● **Task brief**:
Output the full listing below exactly, without the pictures.

┌─ Data extract

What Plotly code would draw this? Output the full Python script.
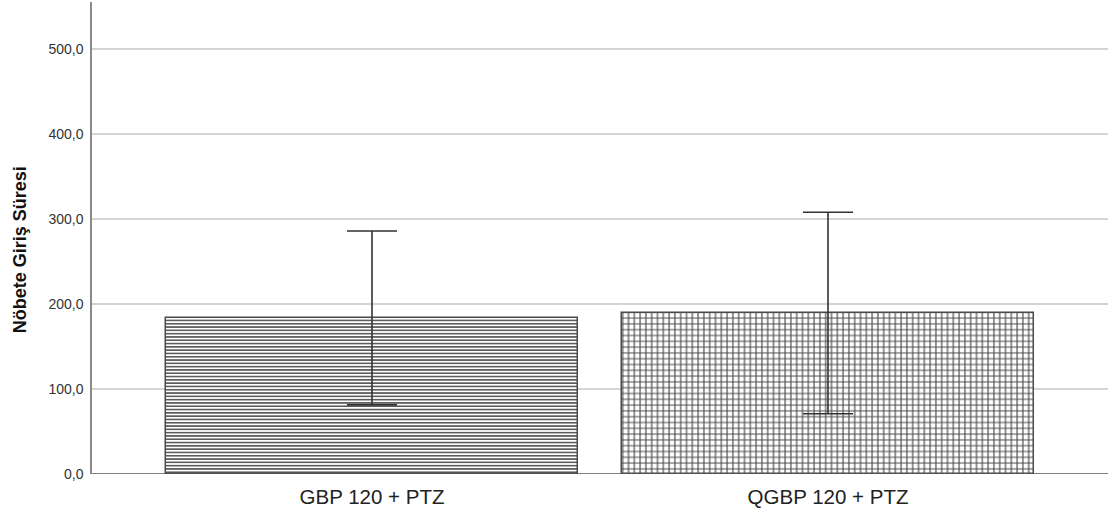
import plotly.graph_objects as go

categories = ["GBP 120 + PTZ", "QGBP 120 + PTZ"]
means = [183.5, 189.3]
errors = [102.2, 118.5]
patterns = ["-", "+"]
y_ticks = [0, 100, 200, 300, 400, 500]

fig = go.Figure()
fig.add_trace(go.Bar(
    x=[0, 1],
    y=means,
    width=0.904,
    marker=dict(
        color="white",
        line=dict(color="#4a4a4a", width=1.5),
        pattern=dict(shape=patterns, fgcolor="#4a4a4a", bgcolor="white",
                     fgopacity=1, size=[3.3, 5.8], solidity=[0.45, 0.36],
                     fillmode="replace"),
    ),
    error_y=dict(type="data", array=errors, visible=True,
                 color="#333333", thickness=1.6, width=25),
    showlegend=False,
))

fig.update_layout(
    width=1112, height=512,
    margin=dict(l=92, r=4, t=2, b=38),
    paper_bgcolor="white", plot_bgcolor="white",
    separators=", ",
    font=dict(family="Liberation Sans, Arial, sans-serif", color="#222222"),
    xaxis=dict(
        tickmode="array", tickvals=[0, 1], ticktext=categories,
        range=[-0.614, 1.614], showgrid=False, zeroline=False,
        showline=False, ticks="", ticklabelstandoff=8,
        tickfont=dict(size=20.5, color="#222222"),
    ),
    yaxis=dict(
        range=[0, 555], tickmode="array", tickvals=y_ticks,
        tickformat=".1f", showgrid=True, gridcolor="#d4d4d4", gridwidth=1.5,
        zeroline=False, showline=True, linecolor="#8a8a8a", linewidth=1.5,
        ticks="", ticklabelstandoff=4, tickfont=dict(size=14, color="#333333"),
    ),
    bargap=0,
)
fig.add_shape(type="line", xref="paper", yref="y", x0=0, x1=1, y0=0, y1=0,
              line=dict(color="#555555", width=1.5))
fig.add_annotation(
    text="<b>Nöbete Giriş Süresi</b>", textangle=-90,
    xref="paper", yref="y", x=0, y=263, xanchor="center", yanchor="middle",
    xshift=-72, showarrow=False, font=dict(size=18, color="#111111"),
)

fig.write_html("out.html", config={"displayModeBar": False},
               post_script="document.body.style.margin='0';")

└─

● **Response**:
What Plotly code would draw this? Output the full Python script.
import plotly.graph_objects as go

categories = ["GBP 120 + PTZ", "QGBP 120 + PTZ"]
means = [183.5, 189.3]
errors = [102.2, 118.5]
patterns = ["-", "+"]
y_ticks = [0, 100, 200, 300, 400, 500]

fig = go.Figure()
fig.add_trace(go.Bar(
    x=[0, 1],
    y=means,
    width=0.904,
    marker=dict(
        color="white",
        line=dict(color="#4a4a4a", width=1.5),
        pattern=dict(shape=patterns, fgcolor="#4a4a4a", bgcolor="white",
                     fgopacity=1, size=[3.3, 5.8], solidity=[0.45, 0.36],
                     fillmode="replace"),
    ),
    error_y=dict(type="data", array=errors, visible=True,
                 color="#333333", thickness=1.6, width=25),
    showlegend=False,
))

fig.update_layout(
    width=1112, height=512,
    margin=dict(l=92, r=4, t=2, b=38),
    paper_bgcolor="white", plot_bgcolor="white",
    separators=", ",
    font=dict(family="Liberation Sans, Arial, sans-serif", color="#222222"),
    xaxis=dict(
        tickmode="array", tickvals=[0, 1], ticktext=categories,
        range=[-0.614, 1.614], showgrid=False, zeroline=False,
        showline=False, ticks="", ticklabelstandoff=8,
        tickfont=dict(size=20.5, color="#222222"),
    ),
    yaxis=dict(
        range=[0, 555], tickmode="array", tickvals=y_ticks,
        tickformat=".1f", showgrid=True, gridcolor="#d4d4d4", gridwidth=1.5,
        zeroline=False, showline=True, linecolor="#8a8a8a", linewidth=1.5,
        ticks="", ticklabelstandoff=4, tickfont=dict(size=14, color="#333333"),
    ),
    bargap=0,
)
fig.add_shape(type="line", xref="paper", yref="y", x0=0, x1=1, y0=0, y1=0,
              line=dict(color="#555555", width=1.5))
fig.add_annotation(
    text="<b>Nöbete Giriş Süresi</b>", textangle=-90,
    xref="paper", yref="y", x=0, y=263, xanchor="center", yanchor="middle",
    xshift=-72, showarrow=False, font=dict(size=18, color="#111111"),
)

fig.write_html("out.html", config={"displayModeBar": False},
               post_script="document.body.style.margin='0';")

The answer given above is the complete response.